■ To do: From the listing below, extract each line containing the string "seaborn".

■ Records for this task:
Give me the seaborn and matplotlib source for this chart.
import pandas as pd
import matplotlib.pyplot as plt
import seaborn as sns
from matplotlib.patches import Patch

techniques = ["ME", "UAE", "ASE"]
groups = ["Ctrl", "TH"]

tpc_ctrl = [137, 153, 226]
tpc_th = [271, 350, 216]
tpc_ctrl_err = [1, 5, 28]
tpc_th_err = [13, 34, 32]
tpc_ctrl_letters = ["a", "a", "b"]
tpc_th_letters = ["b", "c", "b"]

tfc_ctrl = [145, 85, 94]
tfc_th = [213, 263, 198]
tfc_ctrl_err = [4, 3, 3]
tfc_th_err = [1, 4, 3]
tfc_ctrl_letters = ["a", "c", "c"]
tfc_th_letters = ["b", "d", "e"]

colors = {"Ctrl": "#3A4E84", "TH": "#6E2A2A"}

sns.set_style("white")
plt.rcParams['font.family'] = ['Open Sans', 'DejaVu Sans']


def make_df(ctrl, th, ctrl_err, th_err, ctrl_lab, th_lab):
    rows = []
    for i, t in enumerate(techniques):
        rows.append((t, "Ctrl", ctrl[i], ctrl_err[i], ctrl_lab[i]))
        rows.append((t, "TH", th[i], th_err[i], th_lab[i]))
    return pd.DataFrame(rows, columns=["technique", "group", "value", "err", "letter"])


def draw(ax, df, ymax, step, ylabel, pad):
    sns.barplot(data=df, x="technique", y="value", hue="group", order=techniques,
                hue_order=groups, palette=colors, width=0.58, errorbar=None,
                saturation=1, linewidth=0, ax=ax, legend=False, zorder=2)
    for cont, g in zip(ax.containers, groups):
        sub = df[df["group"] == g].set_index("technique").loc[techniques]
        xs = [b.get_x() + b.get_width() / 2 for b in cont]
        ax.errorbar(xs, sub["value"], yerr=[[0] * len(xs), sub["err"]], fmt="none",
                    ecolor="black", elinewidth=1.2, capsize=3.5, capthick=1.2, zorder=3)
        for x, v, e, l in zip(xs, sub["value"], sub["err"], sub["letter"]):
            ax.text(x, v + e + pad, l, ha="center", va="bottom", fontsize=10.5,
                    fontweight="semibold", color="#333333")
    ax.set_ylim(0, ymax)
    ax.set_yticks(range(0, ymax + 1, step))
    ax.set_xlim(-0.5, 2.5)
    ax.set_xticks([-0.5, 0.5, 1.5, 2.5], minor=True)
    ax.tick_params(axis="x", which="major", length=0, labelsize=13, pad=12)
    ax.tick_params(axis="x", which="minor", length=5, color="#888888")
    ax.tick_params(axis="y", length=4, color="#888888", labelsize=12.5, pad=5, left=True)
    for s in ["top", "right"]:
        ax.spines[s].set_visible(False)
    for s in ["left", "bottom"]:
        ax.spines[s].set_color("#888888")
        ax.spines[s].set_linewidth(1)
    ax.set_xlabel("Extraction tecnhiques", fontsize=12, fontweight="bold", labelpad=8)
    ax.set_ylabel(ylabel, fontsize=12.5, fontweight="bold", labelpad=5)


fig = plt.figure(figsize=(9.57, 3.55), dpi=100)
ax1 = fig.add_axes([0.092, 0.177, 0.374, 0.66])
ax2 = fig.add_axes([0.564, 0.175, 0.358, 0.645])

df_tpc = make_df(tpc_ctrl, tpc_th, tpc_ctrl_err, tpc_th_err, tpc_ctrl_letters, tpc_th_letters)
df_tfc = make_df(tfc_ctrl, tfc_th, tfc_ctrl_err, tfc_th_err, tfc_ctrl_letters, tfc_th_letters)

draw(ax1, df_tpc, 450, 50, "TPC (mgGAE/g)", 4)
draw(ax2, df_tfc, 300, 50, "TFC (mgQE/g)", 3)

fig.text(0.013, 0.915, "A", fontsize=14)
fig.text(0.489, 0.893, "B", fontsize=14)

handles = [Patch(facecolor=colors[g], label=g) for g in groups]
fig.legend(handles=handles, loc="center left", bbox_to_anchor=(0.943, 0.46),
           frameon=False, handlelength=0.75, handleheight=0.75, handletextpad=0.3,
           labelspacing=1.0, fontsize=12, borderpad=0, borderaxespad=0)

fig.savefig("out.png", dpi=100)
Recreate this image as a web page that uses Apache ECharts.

■ Response for this exercise:
Give me the seaborn and matplotlib source for this chart.
import seaborn as sns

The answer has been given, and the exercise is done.